Towards Rigorous Interpretations: a Formalisation of Feature Attribution
This work addresses the issue of rigorous interpretability in machine learning, which is crucial for building trust in AI systems, but it is incremental as it builds on existing formalization efforts.
The paper tackles the problem of inconsistent definitions and lack of ground-truth in feature attribution methods by formalizing feature selection based on relaxed functional dependence, and it shows that some state-of-the-art methods fail to meet proposed properties when evaluated on synthetic datasets.

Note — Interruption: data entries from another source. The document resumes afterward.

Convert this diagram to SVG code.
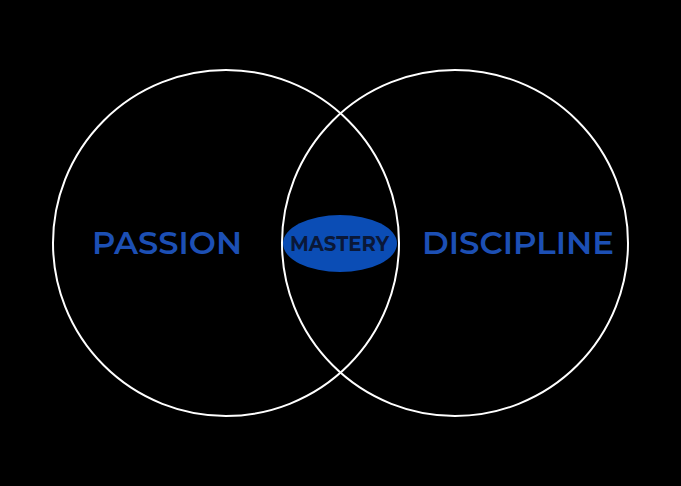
<svg xmlns="http://www.w3.org/2000/svg" width="681" height="486" viewBox="0 0 681 486">
<style>
.ring{fill:none;stroke:#ffffff;stroke-width:2}
.lbl{font-family:Montserrat,"Open Sans","Liberation Sans",sans-serif;font-weight:600;fill:#1c4fb4;font-size:32px}
.mid{font-family:Montserrat,"Open Sans","Liberation Sans",sans-serif;font-weight:700;fill:#0a1838;font-size:21px}
</style>
<rect width="681" height="486" fill="#000000"/>
<g id="passion">
<circle class="ring" cx="226" cy="243" r="173"/>
<text class="lbl" x="92" y="254" textLength="150" lengthAdjust="spacingAndGlyphs">PASSION</text>
</g>
<g id="discipline">
<circle class="ring" cx="455" cy="243" r="173"/>
<text class="lbl" x="422" y="254" textLength="192" lengthAdjust="spacingAndGlyphs">DISCIPLINE</text>
</g>
<g id="mastery">
<ellipse cx="340" cy="243.5" rx="57" ry="28.5" fill="#0b4db5"/>
<text class="mid" x="290" y="250.5" textLength="99" lengthAdjust="spacingAndGlyphs">MASTERY</text>
</g>
<g id="connectors"></g>
</svg>
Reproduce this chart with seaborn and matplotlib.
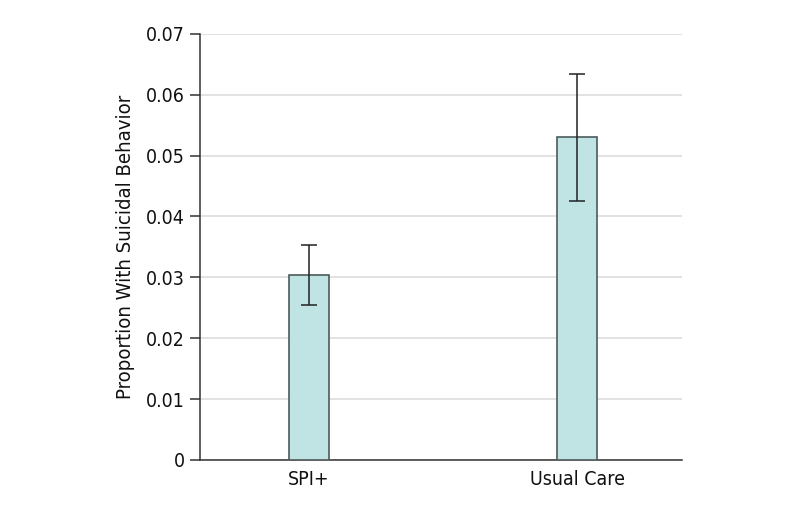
import seaborn as sns
import matplotlib.pyplot as plt
import pandas as pd

groups = ['SPI+', 'Usual Care']
proportion = [0.0304, 0.0530]
ci_low = [0.0255, 0.0425]
ci_high = [0.0353, 0.0634]

sns.set_style('white')
plt.rcParams['font.family'] = ['DejaVu Sans Condensed', 'Liberation Sans Narrow', 'DejaVu Sans']
plt.rcParams['font.stretch'] = 'condensed'

fig = plt.figure(figsize=(7.94, 5.07), dpi=100)
ax = fig.add_axes([0.252, 0.093, 0.607, 0.84])

df = pd.DataFrame({'group': groups, 'proportion': proportion})
sns.barplot(data=df, x='group', y='proportion', color='#c0e4e3',
            edgecolor='#4d5b5b', linewidth=1.2, width=0.15,
            saturation=1, errorbar=None, ax=ax, zorder=3)

xs = ax.get_xticks()
yerr = [[p - lo for p, lo in zip(proportion, ci_low)],
        [hi - p for p, hi in zip(proportion, ci_high)]]
ax.errorbar(xs, proportion, yerr=yerr, fmt='none', ecolor='#222222',
            elinewidth=1.1, capsize=6, capthick=1.1, zorder=4)

ax.set_xlim(-0.405, 1.39)
ax.set_ylim(0, 0.07)
ax.set_yticks([0, 0.01, 0.02, 0.03, 0.04, 0.05, 0.06, 0.07])
ax.set_yticklabels(['0', '0.01', '0.02', '0.03', '0.04', '0.05', '0.06', '0.07'])
ax.yaxis.grid(True, color='#dddddd', linewidth=1.2, zorder=0)
ax.set_axisbelow(True)

for side in ['top', 'right']:
    ax.spines[side].set_visible(False)
for side in ['left', 'bottom']:
    ax.spines[side].set_color('#333333')
    ax.spines[side].set_linewidth(1.1)

ax.tick_params(axis='y', left=True, length=7, width=1.1, color='#333333',
               labelsize=14, labelcolor='#111111', pad=4)
ax.tick_params(axis='x', bottom=False, labelsize=14, labelcolor='#111111', pad=4)
ax.set_xlabel('')
ax.set_ylabel('Proportion With Suicidal Behavior', fontsize=14.6, color='#111111', labelpad=8)

fig.savefig('out.png', dpi=100)
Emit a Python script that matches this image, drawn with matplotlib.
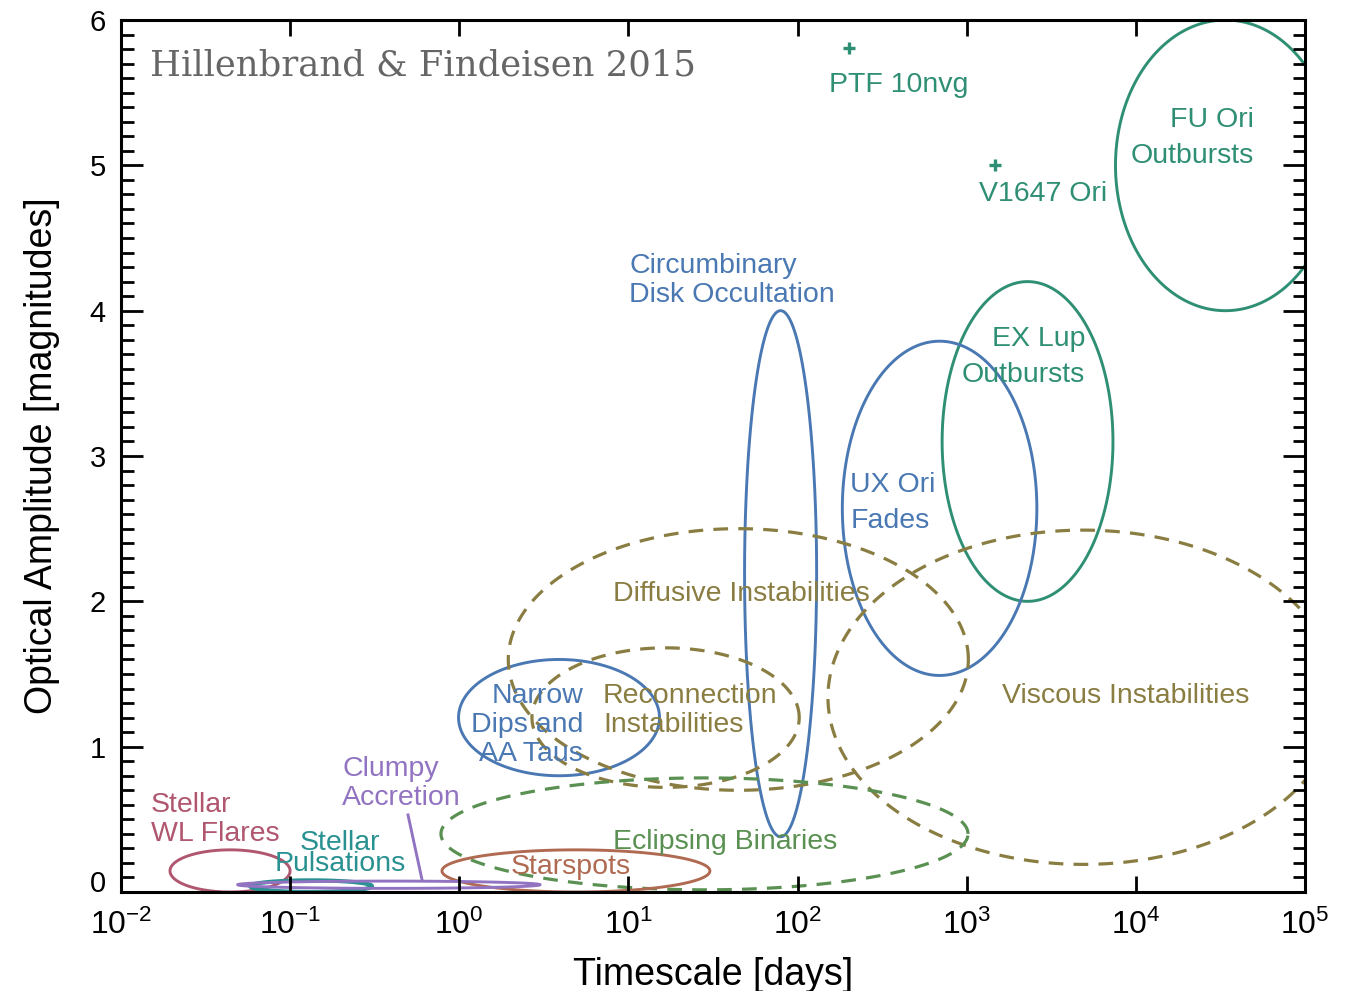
import numpy as np
import matplotlib
matplotlib.use('Agg')
import matplotlib.pyplot as plt
from matplotlib.ticker import FixedLocator, MultipleLocator, NullLocator, FuncFormatter

plt.rcParams['font.family'] = ['Liberation Sans', 'DejaVu Sans']
plt.rcParams['axes.unicode_minus'] = False

# regions of variability: centre / half size; timescale given in log10(days)
REGIONS = ['FU Ori', 'EX Lup', 'UX Ori', 'Circumbinary', 'Narrow Dips',
           'Diffusive', 'Reconnection', 'Viscous', 'Eclipsing', 'Starspots',
           'WL Flares', 'Pulsations', 'Clumpy']
LOG_T_CENTER = [4.53, 3.36, 2.84, 1.90, 0.59, 1.65, 1.22, 3.69, 1.45, 0.69, -1.355, -0.876, -0.416]
LOG_T_HALF = [0.65, 0.505, 0.575, 0.213, 0.594, 1.36, 0.79, 1.51, 1.558, 0.792, 0.355, 0.36, 0.894]
AMP_CENTER = [5.0, 3.1, 2.64, 2.19, 1.2, 1.6, 1.2, 1.34, 0.4, 0.145, 0.145, 0.04, 0.05]
AMP_HALF = [1.0, 1.1, 1.15, 1.81, 0.4, 0.9, 0.48, 1.15, 0.385, 0.145, 0.145, 0.04, 0.025]

# individual objects
POINT_NAMES = ['PTF 10nvg', 'V1647 Ori']
POINT_T = [202, 1475]
POINT_AMP = [5.81, 5.0]

X_TICKS = [1e-2, 1e-1, 1e0, 1e1, 1e2, 1e3, 1e4, 1e5]

TEAL = '#2f8f74'
BLUE = '#4a78b3'
OLIVE = '#8a7d42'
GREEN = '#5a9152'
BROWN = '#b06a52'
PINK = '#b0566f'
CYAN = '#2a9191'
PURPLE = '#9173c2'

STYLE = {
    'FU Ori': (TEAL, '-', 2.1),
    'EX Lup': (TEAL, '-', 2.1),
    'UX Ori': (BLUE, '-', 2.1),
    'Circumbinary': (BLUE, '-', 2.1),
    'Narrow Dips': (BLUE, '-', 2.1),
    'Diffusive': (OLIVE, '--', 2.3),
    'Reconnection': (OLIVE, '--', 2.3),
    'Viscous': (OLIVE, '--', 2.3),
    'Eclipsing': (GREEN, '--', 2.3),
    'Starspots': (BROWN, '-', 2.1),
    'WL Flares': (PINK, '-', 2.1),
    'Pulsations': (CYAN, '-', 3.0),
    'Clumpy': (PURPLE, '-', 2.1),
}

# text labels: (text, timescale, amplitude, ha, colour)
LABELS = [
    ('PTF 10nvg', 154, 5.55, 'left', TEAL),
    ('V1647 Ori', 1186, 4.80, 'left', TEAL),
    ('FU Ori', 50100, 5.31, 'right', TEAL),
    ('Outbursts', 50100, 5.062, 'right', TEAL),
    ('Circumbinary', 10.1, 4.305, 'left', BLUE),
    ('Disk Occultation', 10.1, 4.106, 'left', BLUE),
    ('EX Lup', 5023, 3.803, 'right', TEAL),
    ('Outbursts', 5023, 3.555, 'right', TEAL),
    ('UX Ori', 204.7, 2.798, 'left', BLUE),
    ('Fades', 204.7, 2.550, 'left', BLUE),
    ('Diffusive Instabilities', 8.11, 2.048, 'left', OLIVE),
    ('Narrow', 5.40, 1.346, 'right', BLUE),
    ('Dips and', 5.40, 1.146, 'right', BLUE),
    ('AA Taus', 5.40, 0.947, 'right', BLUE),
    ('Reconnection', 7.08, 1.346, 'left', OLIVE),
    ('Instabilities', 7.08, 1.146, 'left', OLIVE),
    ('Viscous Instabilities', 1622, 1.346, 'left', OLIVE),
    ('Eclipsing Binaries', 8.11, 0.341, 'left', GREEN),
    ('Starspots', 2.02, 0.169, 'left', BROWN),
    ('Stellar', 0.01503, 0.596, 'left', PINK),
    ('WL Flares', 0.01503, 0.396, 'left', PINK),
    ('Stellar', 0.197, 0.334, 'center', CYAN),
    ('Pulsations', 0.197, 0.190, 'center', CYAN),
    ('Clumpy', 0.2028, 0.843, 'left', PURPLE),
    ('Accretion', 0.2028, 0.644, 'left', PURPLE),
]

# leader from the Clumpy Accretion label down to its region
LEADER_T = [0.498, 0.603]
LEADER_AMP = [0.53, 0.083]

fig = plt.figure(figsize=(13.62, 9.91), dpi=100)
ax = fig.add_axes([0.0888, 0.0999, 0.8693, 0.8799])

t = np.linspace(0, 2 * np.pi, 720, endpoint=False)
for i, name in enumerate(REGIONS):
    color, ls, lw = STYLE[name]
    xs = 10 ** (LOG_T_CENTER[i] + LOG_T_HALF[i] * np.cos(t))
    ys = AMP_CENTER[i] + AMP_HALF[i] * np.sin(t)
    dash = (0, (4.6, 3.2)) if ls == '--' else '-'
    ax.fill(xs, ys, fill=False, edgecolor=color, lw=lw, linestyle=dash,
            joinstyle='round', capstyle='butt')

ax.plot(LEADER_T, LEADER_AMP, color=PURPLE, lw=2.1)
ax.plot(POINT_T, POINT_AMP, '+', color=TEAL, ms=8, mew=2.4, ls='none')

for text, x, y, ha, color in LABELS:
    ax.text(x, y, text, ha=ha, va='center', color=color, fontsize=20.5)

ax.text(0.01484, 5.69, 'Hillenbrand & Findeisen 2015', ha='left', va='center',
        color='#666666', fontsize=25.5, family=['DejaVu Serif'])

ax.set_xscale('log')
ax.set_xlim(1e-2, 1e5)
ax.set_ylim(0, 6)
ax.xaxis.set_major_locator(FixedLocator(X_TICKS))
ax.xaxis.set_minor_locator(NullLocator())
ax.yaxis.set_major_locator(MultipleLocator(1))
ax.yaxis.set_minor_locator(MultipleLocator(0.1))
# the "0" is drawn separately, a little above the corner, as in the original
ax.yaxis.set_major_formatter(FuncFormatter(lambda v, pos: '' if abs(v) < 1e-9 else f'{v:.0f}'))

ax.tick_params(axis='x', which='major', direction='in', length=11.5, width=2,
               top=True, labelsize=23, pad=13)
ax.tick_params(axis='y', which='major', direction='in', length=16, width=2,
               right=True, labelsize=21, pad=11)
ax.tick_params(axis='y', which='minor', direction='in', length=9, width=2, right=True)
for sp in ax.spines.values():
    sp.set_linewidth(2.2)

ax.annotate('0', xy=(0, 0), xycoords=ax.get_yaxis_transform(), xytext=(-11, 6),
            textcoords='offset points', ha='right', va='center', fontsize=21)

ax.set_xlabel('Timescale [days]', fontsize=27)
ax.set_ylabel('Optical Amplitude [magnitudes]', fontsize=27)
ax.xaxis.set_label_coords(0.5, -0.074)
ax.yaxis.set_label_coords(-0.0515, 0.5)

fig.savefig('out.png', dpi=100)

Feature attribution is often loosely presented as the process of selecting a subset of relevant features as a rationale of a prediction. Task-dependent by nature, precise definitions of "relevance" encountered in the literature are however not always consistent. This lack of clarity stems from the fact that we usually do not have access to any notion of ground-truth attribution and from a more general debate on what good interpretations are. In this paper we propose to formalise feature selection/attribution based on the concept of relaxed functional dependence. In particular, we extend our notions to the instance-wise setting and derive necessary properties for candidate selection solutions, while leaving room for task-dependence. By computing ground-truth attributions on synthetic datasets, we evaluate many state-of-the-art attribution methods and show that, even when optimised, some fail to verify the proposed properties and provide wrong solutions.